Newly elected President Rutherford B. Hayes takes office, but not without a considerable amount of contention. Following the election of 1876 the previous November, the results were in dispute. There was no doubt that Samuel J. Tilden, a Democrat from New York, won the popular vote. It was the electoral votes that were unsettled. Hayes won 165 electoral votes and Tilden won 184 with 20 votes remaining unresolved.

In March of 1877 an informal compromise was struck. Democrats would yield the presidency to Hayes if the Republicans would agree to withdraw all remaining federal troops from the South. This agreement, referred to as the Compromise of 1877 gave the Republicans the presidency but weakened their political power in the southern states. This action effectively ended the Reconstruction Era.

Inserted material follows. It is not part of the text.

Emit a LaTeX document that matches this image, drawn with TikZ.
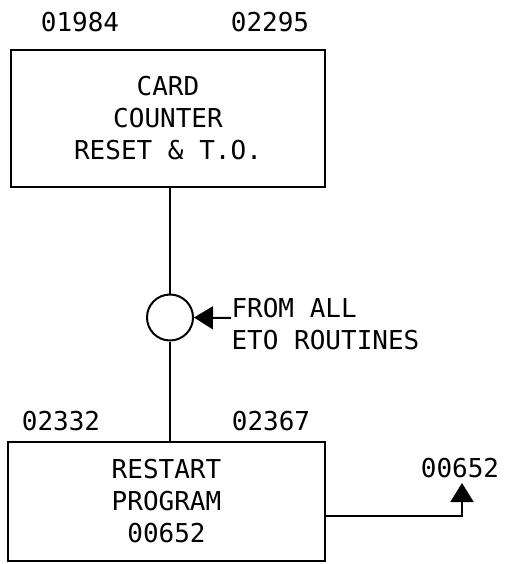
\documentclass[tikz,border=0pt]{standalone}
\usepackage{fontspec}
\setmainfont{DejaVu Sans Mono}
\usetikzlibrary{
arrows.meta,
positioning
}

\begin{document}
\begin{tikzpicture}[
x=1pt, y=-1pt,
font=\fontsize{26}{32}\selectfont,
box/.style={
rectangle,
draw,
line width=2.2pt,
align=center
},
conn/.style={circle, draw, line width=2pt, minimum size=46pt, inner sep=0pt},
link/.style={line width=2pt},
arrow/.style={-{Triangle[length=19pt,width=23pt]},line width=2pt}
]
\useasboundingbox (0,0) rectangle (505,564);

\node[box, minimum width=314pt, minimum height=137pt] (card) at (168,118.5) {CARD\\COUNTER\\RESET \& T.O.};
\node (cardlo) at (80,22) {01984};
\node (cardhi) at (270,22) {02295};

\node[conn] (eto) at (170,317.5) {};
\node[anchor=west, align=left] (etolbl) at (228,324) {FROM ALL\\ETO ROUTINES};
\coordinate (etoin) at (231,318);

\node[box, minimum width=317pt, minimum height=119pt] (restart) at (166.5,501.5) {RESTART\\PROGRAM\\00652};
\node (restartlo) at (61,421.5) {02332};
\node (restarthi) at (271,421.5) {02367};

\coordinate (ret) at (462,483);
\node (retlbl) at (460,468) {00652};

\draw[link] (card.south -| eto) -- (eto);
\draw[link] (eto) -- (restart.north -| eto);
\draw[arrow] (etoin) -- (eto.east);
\draw[arrow] ([yshift=-14pt]restart.east) -| (ret);

\end{tikzpicture}
\end{document}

In April the first telephone line was installed connecting a workshop in Boston to the owner’s home in Somerville, Massachusetts. The telephones became number 1 and 2 for the Bell Telephone Company. It wouldn’t be for another month before newly elected President Hayes would have the White House’s first telephone installed.

Thomas Edison creates one of his greatest inventions, the phonograph. The device recorded sound on tinfoil wrapped around a grooved cylinder. Although the sound quality was poor and the tinfoil could only be played a few times, the invention made Edison a celebrity. Within a few years wax cylinders would be perfected and Edison would develop the phonograph into a commercial success.

Paleontologist Othniel Charles Marsh was the first to ascribe fossil remains to the genus Allosaurus. Because of its large size and great skull filled with dozens of sharp teeth, it became instantly fascinating to the public.

Outside America, Russian readers were treated to the final installment of a popular serial publication in The Russian Messenger. Leo Tolstoy’s Anna Karenina was published over four years and was regarded as a superb work of realist fiction and perhaps one of the greatest novels ever written. It would be several years before the first English translation was published.

Back home, a grass-roots movement was beginning. The Knights of Reliance first met in Lampasas County in Texas. Later to rename themselves The Farmers’ Alliance, they represented the start of an organized agrarian economic movement among American farmers. Later the Farmers’ Alliance would move more heavily into politics and become the Populist Party, whose fervor in support of a bimetallic standard in the 1890s would become legendary.

1877 also represents the beginning of the end of the double dime. The first sign of the demise of the denomination was evidenced when no more were ordered for circulation and only proofs were requested for collectors. Then, a little later, the unissued twenty-cent pieces on hand at the Carson City Mint were ordered melted for coinage into other coins.